1957 AMC Rambler Rebel
The 1957 AMC Rambler Rebel was a true factory hot rod and very likely America’s first real muscle car. The American Motors Corporation fresh off its formation as a result of the merger of Nash and Hudson Motors was busily trying to catch up with the Big Three corporations and other independents in developing a V8 engine of its own. AMC had borrowed the new Packard 352 cu. in. V8 for the 1955 year but struggling Packard would itself soon fade into merger with Studebaker and by 1957 was essentially a Studebaker using Studebaker’s own V8. With the help of engineers from erstwhile Kaiser, Nash and Hudson, AMC hastily put together a V8 engine that could be offered by 1956. The new 250 cu. in. V8 was capable of an enlarged displacement, a factor built into the engine’s design. By 1957 the engine had grown to 327 cu. in. by increasing the cylinder bore to 4 in. Instantly, AMC had an engine capable of performance equal to any engine produced by all other manufacturers.
Early in 1957, AMC engineers explored the possibility of creating a “performance” platform for the new 327. Although against company policy the engineers talked the higher brass into proceeding with a limited production car that would be able to compete with the hot cars of the Big Three, such as the Chevrolet Corvette, Oldsmobile’s J2 package, Chrysler’s hemi-powered 300C and Studebaker’s supercharged Golden Hawk. Thus the Rebel was born.
The first consideration was what body style would get the engine. All AMC cars were unit construction, no sub-frames or frames. This approach increased rigidity and also decreased weight. To make the Rebel very competitive it was decided that the smaller, lighter (3300 lbs.) Rambler 108 in. wheelbase body was more appropriate. The Ambassador, which would normally receive the 327, was larger and heavier. Also, because the Rambler body would ordinarily have the smaller displacement 250 cu. in. V8 as an option, the hardware to accommodate the 327 was already designed and available. The Rambler’s limitation, however, was that the model was offered only as a four door, either a Custom sedan or a Custom hardtop. Neither presented itself as a particularly sporty looking car, but the hardtop came closest and was chosen. All rebels would be painted silver with a horizontal “V” extending along the side and enclosing a gold anodized aluminum panel. The interior would have certain Rebel-specific features, including a unique dash, special seat covers, and emblems.
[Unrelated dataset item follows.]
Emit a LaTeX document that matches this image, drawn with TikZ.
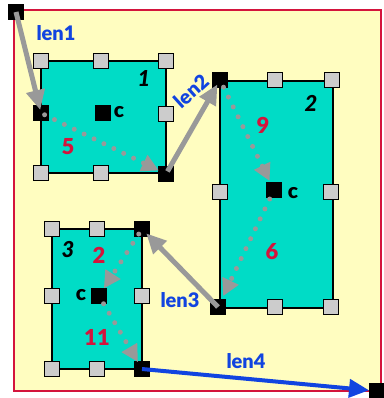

Both brakes and suspension received performance upgrades that were not installed on any other model that year.
The big deal, however, was the engine. It wasn’t the standard 327 found in the more luxurious Ambassador. AMC engineers built up the engine, not by manufacturing new parts, but by modifying the heads to raise the compression from 9.0 to 9.5:1, arranging with Iskenderian Camshafts to produce one of their solid lifter E2 performance camshafts, and deconstruction of the two mufflers to reduce back pressure. The Carter WCFB 4-barrel carburetor was borrowed from the Ambassador and became the standard induction system for the ’57 Rebel although AMC did experiment with the new Bendix Electro-injector system but it proved too troublesome for everyday use. After a few cars were built with the injection system, it was abandoned and all cars were equipped with a 4-barrel carburetor. Both automatic and 3-speed with optional overdrive were available to prospective customers. With the changes made for the Rebel 327, AMC nonetheless listed its horsepower rating the same as the more docile Ambassador – 255 hp. A higher rating would seem logical and more realistic but possibly the Rebel engineers were reeled in somewhat by the cautious and conservative front office.
Fuel injection Rebel engine on display at New York Auto Show, December, 1956
Only 1500 Rebels would be built in 1957, and all subsequent “Rebels” would be equipped with the more modest 250 cu. in. V8. During 1957 the Rebel would go on to outperform all other manufacturers entries in 0-60 runs except the 1957 fuel injected Corvette with which it was equal. Unfortunately, the model remains rather obscure and very few ’57 Rebels have survived the ravages of rust and neglect and today maybe 50 or so exist. I bought my Rebel late in 2018, an intervention to save it from the elements and the inevitable crusher. The car is in very bad condition and will need major sheet metal replacement. Every nut and bolt must come out before a thorough sand blasting from front to back. The engine, a replacement Holley 2-barrel 327 from a ’65 Ambassador, was installed years ago. There is no information of what became of the original 327. The car will be converted from a Borg Warner automatic to a BW T86 3-speed. All parts necessary for this conversion have been located. The engine will be rebuilt to ’57 Rebel specifications including a correct ’57 Carter 4-barrel intake manifold which is currently on hand.